Balance Sheet: Maintaining a Fortress Position
The company maintains a high-liquidity, low-leverage balance sheet, providing a significant buffer against market volatility.
* Total Assets: Assets stood at ₱12.11 billion as of year-end 2025, compared to ₱12.45 billion in 2024.
* Client Equity: Total customer net equity increased by 5.23% to ₱123.18 billion, driven by ₱3.40 billion in net inflows from new and existing investors.
* Capital Adequacy: The Parent Company’s Risk-Based Capital Adequacy (RBCA) ratio climbed to 798.62%, nearly eight times the 110.00% regulatory minimum.
Cash Flow Statement: Strong Operational Generation
COL's cash flow reflects its ability to generate steady liquidity from its core brokerage and advisory operations.
* Operating Activity: The company continues to generate significant cash from its primary revenue streams: commissions, margin financing interest, and fund distribution trail fees.
* Dividends: Demonstrating commitment to shareholder returns, COL distributed a regular dividend of ₱0.0157 and a special dividend of ₱0.0393 per share in June 2025.
* Investing in Tech: COL utilized ₱52.40 million of its ₱100 million earmarked funds for technology and system infrastructure enhancements through 2025.
The Bull Case: Why to be Optimistic
* Expanding Client Base: COL added over 16,000 new accounts in 2025, reaching a total of 569,365 clients, maintaining its status as the largest retail broker in the Philippines.
* Revenue Diversification: The launch of the Private Wealth group in June 2025 and the growth of the COL Fund Source platform (offering 72+ funds) reduce reliance on volatile trading commissions.
* Operational Efficiency: Net profit margins improved from 40.73% in 2024 to 44.02% in 2025, highlighting superior operational discipline.

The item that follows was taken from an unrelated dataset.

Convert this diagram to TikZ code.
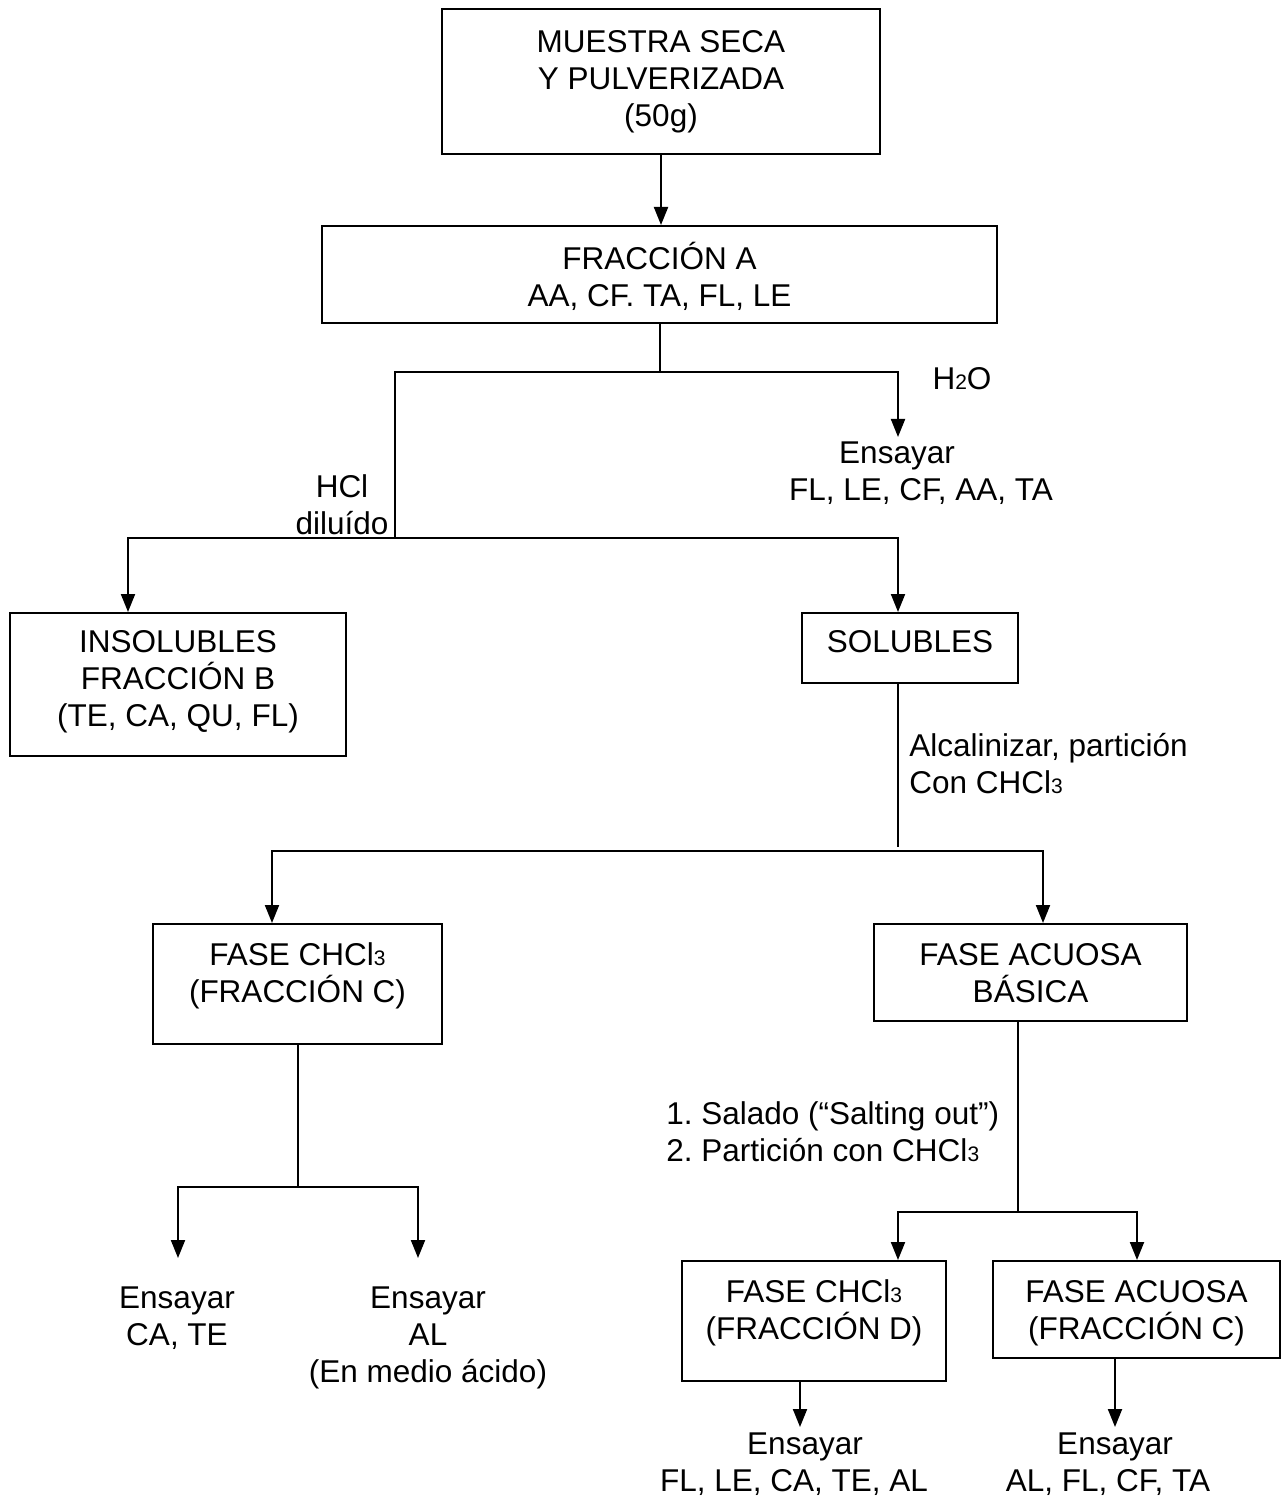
\documentclass[tikz,border=0pt]{standalone}
\usepackage{fontspec}
\setmainfont{Liberation Sans}
\usetikzlibrary{arrows.meta}
\frenchspacing
% small digit set on the baseline (formula indices)
\newcommand\subs[1]{{\fontsize{10.5pt}{10pt}\selectfont #1}}
% box contents: width, height, first-baseline offset, text
\newcommand\bxt[4]{\parbox[c][#2][t]{#1}{\centering\rule{0pt}{#3}#4\par}}
\begin{document}
\begin{tikzpicture}[x=0.5pt,y=-0.5pt,
  every node/.style={font=\fontsize{15.75pt}{18.5pt}\selectfont},
  box/.style={draw,line width=1pt,inner sep=0pt,anchor=north},
  txt/.style={inner sep=0pt,anchor=north,align=center},
  txtl/.style={inner sep=0pt,anchor=north west,align=left},
  link/.style={line width=1pt,line cap=rect},
  arr/.style={line width=1pt,-{Triangle[width=7pt,length=9pt]}}]
\useasboundingbox (0,0) rectangle (1281,1497);
\fill[white] (0,0) rectangle (1281,1497);

% boxes
\node[box] (m)  at (661,8)      {\bxt{219pt}{72.5pt}{21.6pt}{MUESTRA SECA\\Y PULVERIZADA\\(50g)}};
\node[box] (a)  at (659.5,225)  {\bxt{337.5pt}{48.5pt}{21.6pt}{FRACCIÓN A\\AA, CF. TA, FL, LE}};
\node[box] (b)  at (178,612)    {\bxt{168pt}{71.5pt}{19.6pt}{INSOLUBLES\\FRACCIÓN B\\(TE, CA, QU, FL)}};
\node[box] (s)  at (910,612)    {\bxt{108pt}{35pt}{19.6pt}{SOLUBLES}};
\node[box] (c)  at (297.5,923)  {\bxt{144.5pt}{60pt}{20.6pt}{FASE CHCl\subs{3}\\(FRACCIÓN C)}};
\node[box] (ab) at (1030.5,923) {\bxt{156.5pt}{48.5pt}{20.6pt}{FASE ACUOSA\\BÁSICA}};
\node[box] (d)  at (814,1260)   {\bxt{132pt}{60pt}{20.6pt}{FASE CHCl\subs{3}\\(FRACCIÓN D)}};
\node[box] (ac) at (1136.5,1260){\bxt{143.5pt}{48.5pt}{20.6pt}{FASE ACUOSA\\(FRACCIÓN C)}};

% free texts
\node[txt]  (h2o) at (962,363.3)   {\strut H\subs{2}O};
\node[txt]  (e1)  at (921,437.3)   {\strut Ensayar\hspace*{24pt}\\FL, LE, CF, AA, TA};
\node[txt]  (hcl) at (342,471.3)   {\strut HCl\\diluído};
\node[txtl] (alc) at (909,730.3)   {\strut Alcalinizar, partición\\Con CHCl\subs{3}};
\node[txtl] (sal) at (666,1098.3)  {\strut 1. Salado (“Salting out”)\\2. Partición con CHCl\subs{3}};
\node[txt]  (e2)  at (177,1282.3)  {\strut Ensayar\\CA, TE};
\node[txt]  (e3)  at (428,1282.3)  {\strut Ensayar\\AL\\(En medio ácido)};
\node[txt]  (e4)  at (794,1428)    {\strut\hspace*{11pt}Ensayar\\FL, LE, CA, TE, AL};
\node[txt]  (e5)  at (1108,1428)   {\strut\hspace*{7pt}Ensayar\\AL, FL, CF, TA};

% branch points and arrow ends
\coordinate (jl) at (395,372);
\coordinate (jr) at (898,372);
\coordinate (t1) at (898,437);
\coordinate (k0) at (395,538);
\coordinate (kl) at (128,538);
\coordinate (kr) at (898,538);
\coordinate (s0) at (898,846);
\coordinate (ml) at (272,851);
\coordinate (mr) at (1043,851);
\coordinate (c0) at (298,1187);
\coordinate (cl) at (178,1187);
\coordinate (cr) at (418,1187);
\coordinate (tl) at (178,1258);
\coordinate (tr) at (418,1258);
\coordinate (b0) at (1018,1212);
\coordinate (bl) at (898,1212);
\coordinate (br) at (1137,1212);
\coordinate (td) at (800,1427);
\coordinate (tc) at (1115,1427);

% connectors
\draw[arr]  (m.south) -- (m.south |- a.north);
\draw[link] (a.south) -- (a.south |- jl);
\draw[link] (jl) -- (jr);
\draw[arr]  (jr) -- (t1);
\draw[link] (jl) -- (k0);
\draw[link] (kl) -- (kr);
\draw[arr]  (kl) -- (kl |- b.north);
\draw[arr]  (kr) -- (kr |- s.north);
\draw[link] (kr |- s.south) -- (s0);
\draw[link] (ml) -- (mr);
\draw[arr]  (ml) -- (ml |- c.north);
\draw[arr]  (mr) -- (mr |- ab.north);
\draw[link] (c0 |- c.south) -- (c0);
\draw[link] (cl) -- (cr);
\draw[arr]  (cl) -- (tl);
\draw[arr]  (cr) -- (tr);
\draw[link] (b0 |- ab.south) -- (b0);
\draw[link] (bl) -- (br);
\draw[arr]  (bl) -- (bl |- d.north);
\draw[arr]  (br) -- (br |- ac.north);
\draw[arr]  (td |- d.south) -- (td);
\draw[arr]  (tc |- ac.south) -- (tc);
\end{tikzpicture}
\end{document}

The Bear Case: Potential Risks
* Market Sensitivity: As a digital-first broker, COL’s revenue remains highly sensitive to PSEi performance and general investor sentiment; a prolonged bear market could further suppress trading volumes.
* Interest Rate Risks: A continued "softer rate environment" may continue to pressure interest income from short-term placements and margin lending.
* Competitive Pressure: The rise of bank-affiliated brokers and new digital-first fintech platforms increases the pressure on COL to continuously innovate its platform and pricing.